Run Inference

POST /v1/inference

Request parameters

modelstringrequired

Model alias (e.g. llama-3.1-8b, qwen-7b). Resolved to provider-specific IDs by the exchange.

inputstringrequired

Primary prompt text. (Legacy prompt is also accepted when input is empty — the API merges them into one canonical prompt.)

max_output_tokensintegerrequired

Maximum tokens to generate. Allowed range is enforced server-side (up to 128,000 depending on model caps).

performance_profilestringoptional

One of economy, balanced, fast. Default: balanced. Maps to internal priority and routing policy defaults.

routing_strategystringoptional

lowest_cost or prefer_live. Default: lowest_cost.

customer_refstringoptional

Your reference ID for this job (stored for support and tracing).

max_price_usdfloatoptional

Reject the request if the estimated customer charge would exceed this amount (markup-inclusive).

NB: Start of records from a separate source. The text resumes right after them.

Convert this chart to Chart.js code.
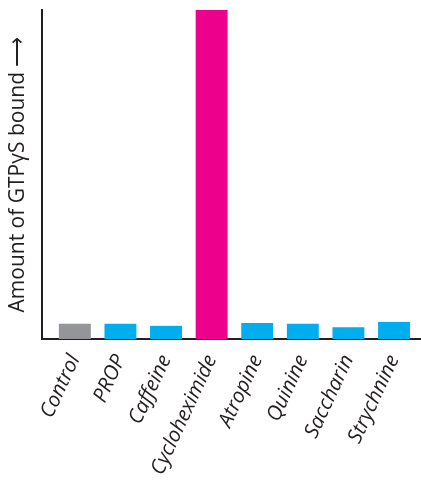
<!DOCTYPE html>
<html>
<head>
<meta charset="utf-8">
<script src="https://cdn.jsdelivr.net/npm/chart.js@4"></script>
<style>
  html, body { margin: 0; padding: 0; background: #fff; }
  #wrap { width: 421px; height: 483px; }
</style>
</head>
<body>
<div id="wrap"><canvas id="gtpChart"></canvas></div>
<script>
const categories = ['Control', 'PROP', 'Caffeine', 'Cycloheximide', 'Atropine', 'Quinine', 'Saccharin', 'Strychnine'];
const amounts = [4.6, 4.6, 4.0, 100, 4.9, 4.6, 3.6, 5.2];
const barColors = ['#939598', '#00aeef', '#00aeef', '#ec008c', '#00aeef', '#00aeef', '#00aeef', '#00aeef'];

function renderChart() {
    const ctx = document.getElementById('gtpChart').getContext('2d');
    new Chart(ctx, {
        type: 'bar',
        data: {
            datasets: [{
                label: 'Amount of GTPγS bound',
                data: amounts.map((v, i) => ({ x: i, y: v })),
                backgroundColor: barColors,
                borderWidth: 0,
                barPercentage: 0.7,
                categoryPercentage: 1
            }]
        },
        options: {
            responsive: true,
            maintainAspectRatio: false,
            animation: false,
            layout: { padding: { top: 10, right: 1, left: 0, bottom: 0 } },
            plugins: {
                legend: { display: false },
                tooltip: { enabled: false }
            },
            scales: {
                x: {
                    type: 'linear',
                    offset: false,
                    min: -0.72,
                    max: 7.57,
                    grid: { display: false },
                    border: { display: true, color: '#231f20', width: 2 },
                    afterBuildTicks: scale => {
                        scale.ticks = categories.map((_, i) => ({ value: i }));
                    },
                    afterFit: scale => { scale.height = 144; },
                    ticks: {
                        autoSkip: false,
                        minRotation: 65,
                        maxRotation: 65,
                        padding: 4,
                        color: '#231f20',
                        font: { family: 'Open Sans', size: 20.5, style: 'italic' },
                        callback: v => categories[v] || ''
                    }
                },
                y: {
                    min: 0,
                    max: 100,
                    grid: { display: false },
                    border: { display: true, color: '#231f20', width: 2 },
                    ticks: { display: false },
                    afterFit: scale => { scale.width = 42; },
                    title: {
                        display: true,
                        text: 'Amount of GTPγS bound ⟶',
                        color: '#231f20',
                        padding: { top: 5, bottom: 0 },
                        font: { family: 'Open Sans', size: 21 }
                    }
                }
            }
        }
    });
}

renderChart();
</script>
</body>
</html>
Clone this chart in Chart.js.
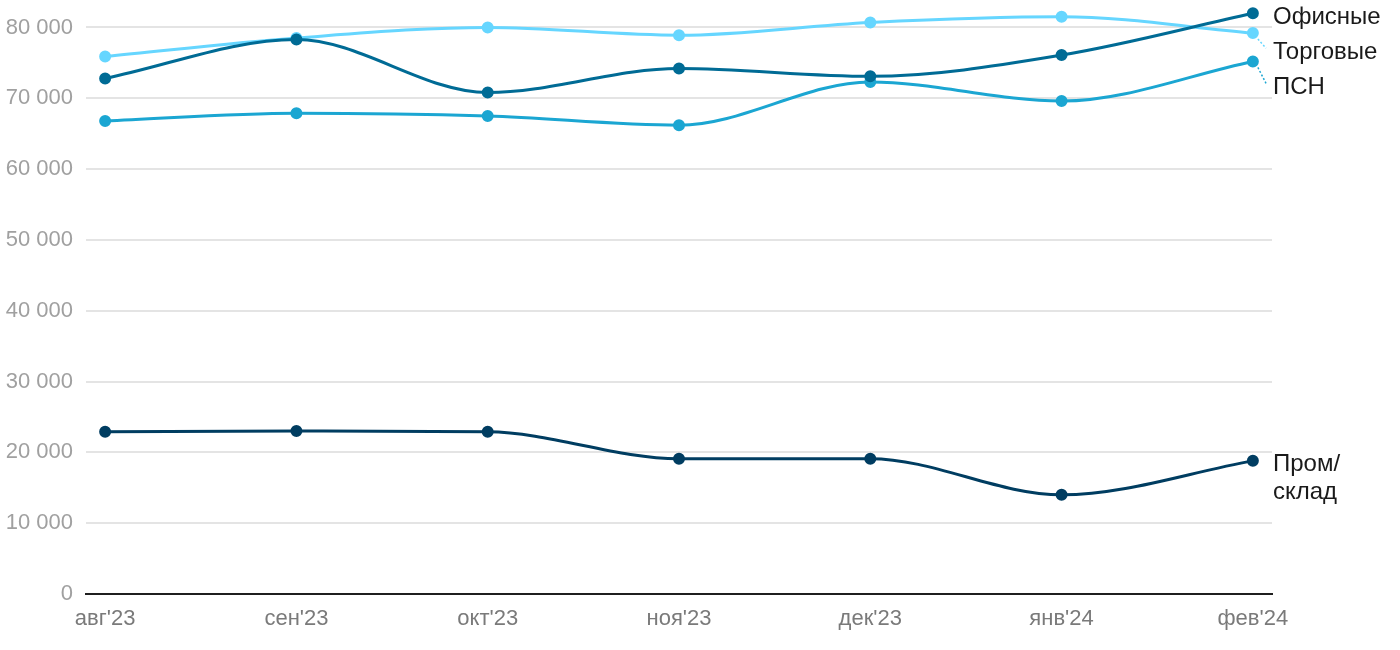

max_latency_msintegeroptional

Reject quotes whose estimated latency exceeds this threshold (milliseconds).

metadataobjectoptional

Arbitrary JSON object persisted on the job for your own bookkeeping.

Response fields

Successful responses return a stable JSON object. Key fields:

id — unique job ID (UUID)
object — always "inference"
model — alias you requested
output_text — generated text
status — e.g. success
usage.input_tokens, usage.output_tokens, usage.total_tokens
performance.latency_ms — wall-clock latency
billing.cost_usd — amount charged (includes Flopex margin)
billing.cost_display — human-readable amount
billing.cost_per_million_tokens_usd — effective blended rate when tokens > 0
billing.input_tokens / billing.output_tokens / billing.total_tokens
billing.balance_remaining_usd — wallet after this charge

Full request and response

Request

{
  "model": "llama-3.1-8b",
  "input": "Summarize inference routing in two sentences.",
  "max_output_tokens": 256,
  "performance_profile": "balanced",
  "routing_strategy": "lowest_cost",
  "customer_ref": "order-9921",
  "max_price_usd": 0.02,
  "max_latency_ms": 800,
  "metadata": { "env": "staging" }
}

Response

{
  "id": "a1b2c3d4-e5f6-7890-abcd-ef1234567890",
  "object": "inference",
  "model": "llama-3.1-8b",
  "output_text": "Flopex pings multiple GPU providers…",
  "status": "success",
  "usage": {
    "input_tokens": 24,
    "output_tokens": 118,
    "total_tokens": 142
  },
  "performance": {
    "latency_ms": 186
  },
  "billing": {
    "cost_usd": 0.000041,
    "cost_display": "$0.000041",
    "input_tokens": 24,
    "output_tokens": 118,
    "total_tokens": 142,
    "cost_per_million_tokens_usd": 0.29,
    "balance_remaining_usd": 9.912004
  }
}

Performance profiles

economy

Optimizes for lowest cost per token.

Best for batch jobs, async workloads, and non-latency-sensitive applications.

balanced (default)

Balances cost, latency, and provider reliability. The right choice for most production use cases.

fast

Prioritizes latency above cost.

Routes to the lowest-latency provider available at the time of the request. Expect sub-100ms responses on most models.

Idempotency

Send Idempotency-Key with a unique value per logical request. Retries with the same key and same JSON body return the cached response without re-executing providers or double-charging. Conflicting reuse returns idempotency_key_reused_with_different_request.